Dave’s Diary

I had intended watching Sedgley 2s on Saturday, and taking a few action shots, but I was unwell all weekend and never made it to the club at all. It was probably just as well, as Sedgley had fifty points put on them by Chester in their cup match. The 3s won at Holmes Chapel, but the 4s had to concede. Covid has eaten away at the fringes of our game. We were turning out four teams, and occasionally five, before the pandemic.

Instead of real-life rugby, I spent Saturday watching super-efficient Saracens beating Newcastle Falcons, for whom Iwan Stephens (son of Colin) was not playing, while keeping up with Sedgley’s progress via ST on Rolling Maul. The fairytale game had been on Friday evening, when Harlequins came from 0-21 down, and 7-24 at half-time, to beat Bristol 52-24. Unbelievable game, fabulous rugby to lift the spirits.

I rounded off my weekend’s entertainment by watching Wasps beat Northampton in an entertaining game, but I now feel fully recovered and looking forward to the Fylde encounter and, hopefully, some good action shots. You can’t beat real live sport.

 

There was a bit of a weird coincidence the other day. I was checking out Old Elthamians, trying to find out exactly who they are, and why they had dropped out of National One, leaving that league with an odd number of clubs for the season. It turns out to be a fascinating story, in some ways similar to our own rise through the leagues; in other ways, very different.

OE’s rise from London Division 2 East (level 7) to the top of level 3 was bankrolled by South African millionaire Kobus Paulsen. The club describes him as a generous and warm-hearted man, a genuine rugby supporter who could be seen on the touchline, cheering on all the club’s teams, including the kids on Sundays. As for the 1st XV, they had attracted crowds of over 1,600 for games against neighbours Blackheath. Paulsen died suddenly, aged only 54, in December 2019.

Other sources suggest that Paulsen had begun to pull the plug on the money before his death. My (somewhat limited) experience of millionaires is that they do rather like to get their way, in return for all that money, and my thought is that the all-eggs-in-one-basket approach to sponsorship is never the best solution.

Let us hope Old Elthamians recover from their present difficulties and regroup next season, at a lower level presumably, because all their elite players will have gone. And now for the coincidence I mentioned.

Barely had I finished my delving, when I settled down to watch some TV. I chanced upon a film called “School’s Out Forever”, a comedy (sort of) about the goings on at a posh boarding school after the world is hit by a really serious pandemic, which kills 93% of the population.
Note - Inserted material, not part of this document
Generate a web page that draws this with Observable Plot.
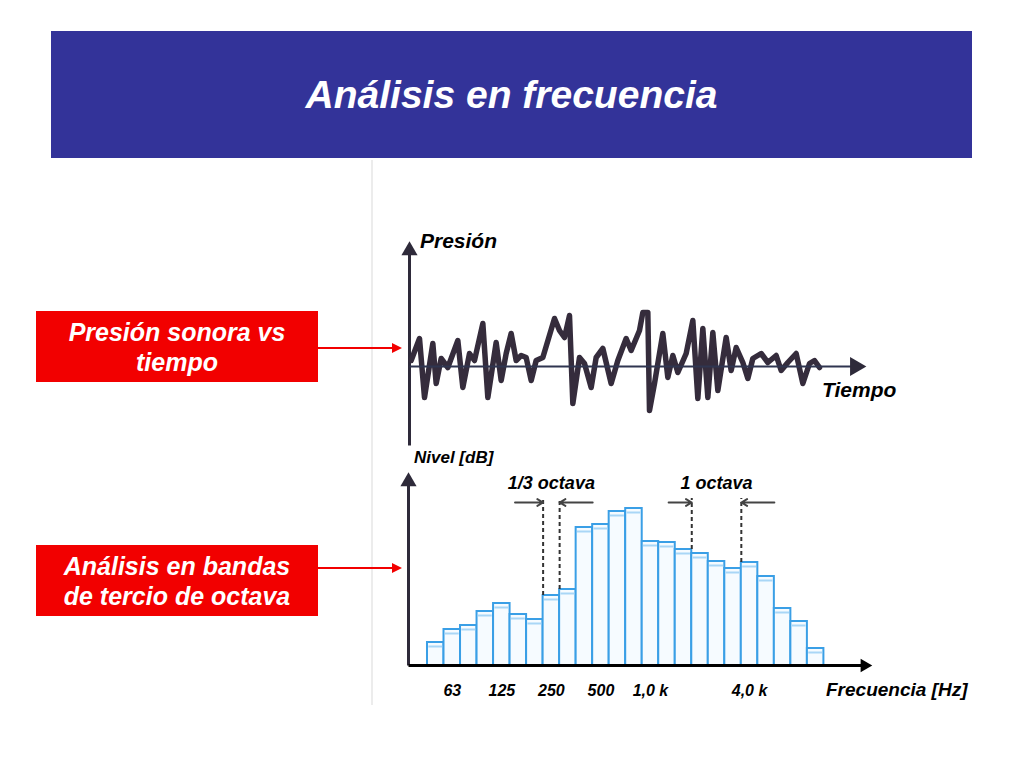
<!DOCTYPE html>
<html>
<head>
<meta charset="utf-8">
<script src="https://cdn.jsdelivr.net/npm/d3@7"></script>
<script src="https://cdn.jsdelivr.net/npm/@observablehq/plot@0.6"></script>
<style>
  body { margin: 0; background: #fff; font-family: "Liberation Sans", Arial, sans-serif; }
  #page { position: relative; width: 1024px; height: 768px; overflow: hidden; background: #fff; }
  .abs { position: absolute; }
  #banner { left: 51px; top: 31px; width: 921px; height: 127px; background: #333399; color: #fff;
    font-weight: bold; font-style: italic; font-size: 39px; display: flex; align-items: center; justify-content: center; }
  .redbox { left: 36px; width: 282px; height: 71px; background: #f20000; color: #fff; font-weight: bold;
    font-style: italic; font-size: 25px; line-height: 30px; display: flex; align-items: center;
    justify-content: center; text-align: center; }
  .lab { font-weight: bold; font-style: italic; color: #000; white-space: nowrap; line-height: 1; }
  #scanline { left: 371px; top: 160px; width: 2px; height: 545px; background: #ececec; }
  .plotwrap svg { overflow: visible; }
  .plotwrap svg text { font-family: "Liberation Sans", Arial, sans-serif; }
  #bands g[aria-label="x-axis tick label"] text { font-size: 16px !important; font-weight: bold !important; font-style: italic !important; fill: #000; }
</style>
</head>
<body>
<div id="page">
  <div id="banner" class="abs">Análisis en frecuencia</div>
  <div id="scanline" class="abs"></div>
  <div class="abs redbox" style="top:311px">Presión sonora vs<br>tiempo</div>
  <div class="abs redbox" style="top:545px">Análisis en bandas<br>de tercio de octava</div>
  <svg class="abs" style="left:318px;top:330px" width="90" height="260">
    <line x1="0" y1="18" x2="80" y2="18" stroke="#f20000" stroke-width="2"/>
    <path d="M74,13 L84,18 L74,23 Z" fill="#f20000"/>
    <line x1="0" y1="238" x2="80" y2="238" stroke="#f20000" stroke-width="2"/>
    <path d="M74,233 L84,238 L74,243 Z" fill="#f20000"/>
  </svg>
  <div id="wave" class="abs plotwrap" style="left:380px;top:225px"></div>
  <div id="bands" class="abs plotwrap" style="left:380px;top:440px"></div>
  <div class="abs lab" style="left:420px;top:230px;font-size:21px">Presión</div>
  <div class="abs lab" style="left:822px;top:379px;font-size:21px">Tiempo</div>
  <div class="abs lab" style="left:414px;top:449px;font-size:17px">Nivel [dB]</div>
  <div class="abs lab" style="left:826px;top:680px;font-size:19px">Frecuencia [Hz]</div>
</div>
<script>
// ---- Pressure vs time ----
const timeMs = [5,30,45,70,80,95,115,145,160,180,195,220,235,260,275,290,305,320,335,350,
  365,380,400,435,450,465,480,490,510,525,545,560,580,605,625,650,665,690,700,715,
  720,735,760,775,790,805,830,850,865,880,895,910,925,950,965,980,1000,1015,1030,1055,
  1075,1100,1115,1135,1160,1180,1200,1215,1230];
const pressure = [6,28,-31,23,-17,8,-1,26,-21,13,6,43,-31,24,-14,13,33,6,11,9,
  -14,6,9,48,36,29,51,-37,9,3,-21,9,18,-17,6,28,16,36,54,54,
  -44,-17,33,-11,11,-6,13,46,-32,38,-31,34,-24,29,-4,19,4,-12,8,13,
  4,11,-4,4,13,-17,3,6,-1];
const timeDomain = [0, 1350];
const pressureDomain = [-79, 119];

// ---- 1/3 octave band levels ----
const bandLabels = ["50","63","80","100","125","160","200","250","315","400","500","630",
  "800","1,0 k","1,25 k","1,6 k","2,0 k","2,5 k","3,15 k","4,0 k","5,0 k","6,3 k","8,0 k","10 k"];
const levels = [23,36,40,54,62,51,46,70,76,138,141,154,157,124,123,116,112,104,97,103,89,57,44,17];
const shownTicks = ["63","125","250","500","1,0 k","4,0 k"];
const spanNames = ["1/3 octava", "1 octava"];
const spanFrom = [7, 16];
const spanTo = [8, 19];
const bandDomain = [-1.15, 26.7];
const levelDomain = [0, 188];

const ink = "#2e2a3a";

// Waveform plot
const wave = timeMs.map((t, i) => ({t, p: pressure[i]}));
const waveAxes = [{x1: timeDomain[0], y1: 0, x2: timeDomain[1], y2: 0}];
const waveY = [{x1: timeDomain[0], y1: pressureDomain[0], x2: timeDomain[0], y2: pressureDomain[1]}];
const plot1 = Plot.plot({
  width: 520, height: 240,
  marginLeft: 29, marginRight: 41, marginTop: 22, marginBottom: 20,
  x: {domain: timeDomain, axis: null},
  y: {domain: pressureDomain, axis: null},
  marks: [
    Plot.link(waveY, {x1: "x1", y1: "y1", x2: "x2", y2: "y2", stroke: ink, strokeWidth: 3}),
    Plot.dot(waveY, {x: "x2", y: "y2", symbol: "triangle", r: 6, fill: ink, dy: 3}),
    Plot.line(wave, {x: "t", y: "p", stroke: "#352c3c", strokeWidth: 5.5, strokeLinejoin: "round", strokeLinecap: "round"}),
    Plot.link(waveAxes, {x1: "x1", y1: "y1", x2: "x2", y2: "y2", stroke: "#2f3550", strokeWidth: 2}),
    Plot.dot(waveAxes, {x: "x2", y: "y2", symbol: "triangle", r: 7, fill: ink, rotate: 90, dx: -4})
  ]
});
document.getElementById("wave").appendChild(plot1);

// Band plot
const bars = levels.map((v, i) => ({i, label: bandLabels[i], level: v}));
const spanLines = [];
const spanArrows = [];
const spanText = [];
const lineTop = 167, arrowLevel = 163, textLevel = 182;
spanNames.forEach((name, k) => {
  const a = spanFrom[k], b = spanTo[k];
  [a, b].forEach(e => spanLines.push({x: e, y1: Math.max(levels[e - 1] ?? 0, levels[e]), y2: lineTop}));
  const w = k === 0 ? 1.7 : 1.4;
  spanArrows.push({x1: a - w, x2: a, y: arrowLevel});
  spanArrows.push({x1: b + 2, x2: b, y: arrowLevel});
  spanText.push({x: (a + b) / 2, y: textLevel, name});
});
const bandAxes = [{x1: bandDomain[0], y1: 0, x2: bandDomain[1], y2: 0}];
const bandY = [{x1: bandDomain[0], y1: 0, x2: bandDomain[0], y2: levelDomain[1]}];

const plot2 = Plot.plot({
  width: 620, height: 270,
  marginLeft: 28, marginRight: 132, marginTop: 37, marginBottom: 45,
  x: {domain: bandDomain, axis: null},
  y: {domain: levelDomain, axis: null},
  marks: [
    Plot.rect(bars, {x1: "i", x2: d => d.i + 1, y1: () => 0, y2: "level", fill: "#f6fbff", stroke: "#3a9fe6", strokeWidth: 2}),
    Plot.ruleY(bars, {x1: d => d.i + 0.08, x2: d => d.i + 0.92, y: "level", dy: 4, stroke: "#a9d6f6", strokeWidth: 2}),
    Plot.ruleX(spanLines, {x: "x", y1: "y1", y2: "y2", stroke: "#333", strokeWidth: 2, strokeDasharray: "4,3"}),
    Plot.arrow(spanArrows, {x1: "x1", x2: "x2", y1: "y", y2: "y", stroke: "#444", strokeWidth: 2, headLength: 5}),
    Plot.text(spanText, {x: "x", y: "y", text: "name", fontSize: 18, fontWeight: "bold", fontStyle: "italic", fill: "#000"}),
    Plot.link(bandY, {x1: "x1", y1: "y1", x2: "x2", y2: "y2", stroke: ink, strokeWidth: 3}),
    Plot.dot(bandY, {x: "x2", y: "y2", symbol: "triangle", r: 6, fill: ink, dy: 4}),
    Plot.link(bandAxes, {x1: "x1", y1: "y1", x2: "x2", y2: "y2", stroke: "#000", strokeWidth: 3}),
    Plot.dot(bandAxes, {x: "x2", y: "y2", symbol: "triangle", r: 5, fill: "#000", rotate: 90, dx: -4}),
    Plot.axisX({
      ticks: shownTicks.map(l => bandLabels.indexOf(l) + 0.5),
      tickFormat: v => bandLabels[Math.floor(v)],
      tickSize: 0, tickPadding: 19, fontSize: 16, fontWeight: "bold", fontStyle: "italic",
      fill: "#000", label: null
    })
  ]
});
document.getElementById("bands").appendChild(plot2);
</script>
</body>
</html>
The action centres round the battle between the surviving kids and the neighbourhood oiks.

The school sequences were shot at Eltham College. Nice place.

 

Finally, colour blindness: I know it is very wrong of me, and I shouldn’t make fun of even a minor disability, but I was amused to read that Wales (in red) v Ireland (in green) may be a thing of the past. The reason cited is colour blindness (more correctly ‘colour vision deficiency’) whereby about 1 in 12 males are unable to distinguish between those two colours, but only 1 in 200 females.

In the case of Wales v Ireland, I would have thought it simple. The team going forward is Ireland, the one going backward and whingeing is Wales.

I knew colour blindness was a problem, back when I started teaching over fifty years ago. There were some very distressed kids who, aged fifteen or sixteen, had suddenly found their chosen career-path well and truly closed. Examples were flying and the RAF, and anything to do with electrical wiring. They changed the colour codes for wiring in 1977, and the same solution could work for Wales for whom red would become brown, like the live wire, and for Ireland who would play in diagonal green/yellow stripes, like the earth wire.

The colour vision test was a simple one, even back then, and still simpler online now. Why wasn’t it always carried out in early childhood? I went online and did the test in about five minutes. Congratulations: you have normal colour vision and can see up to a million different shades.

If I was a woman, I would be able to name all of them.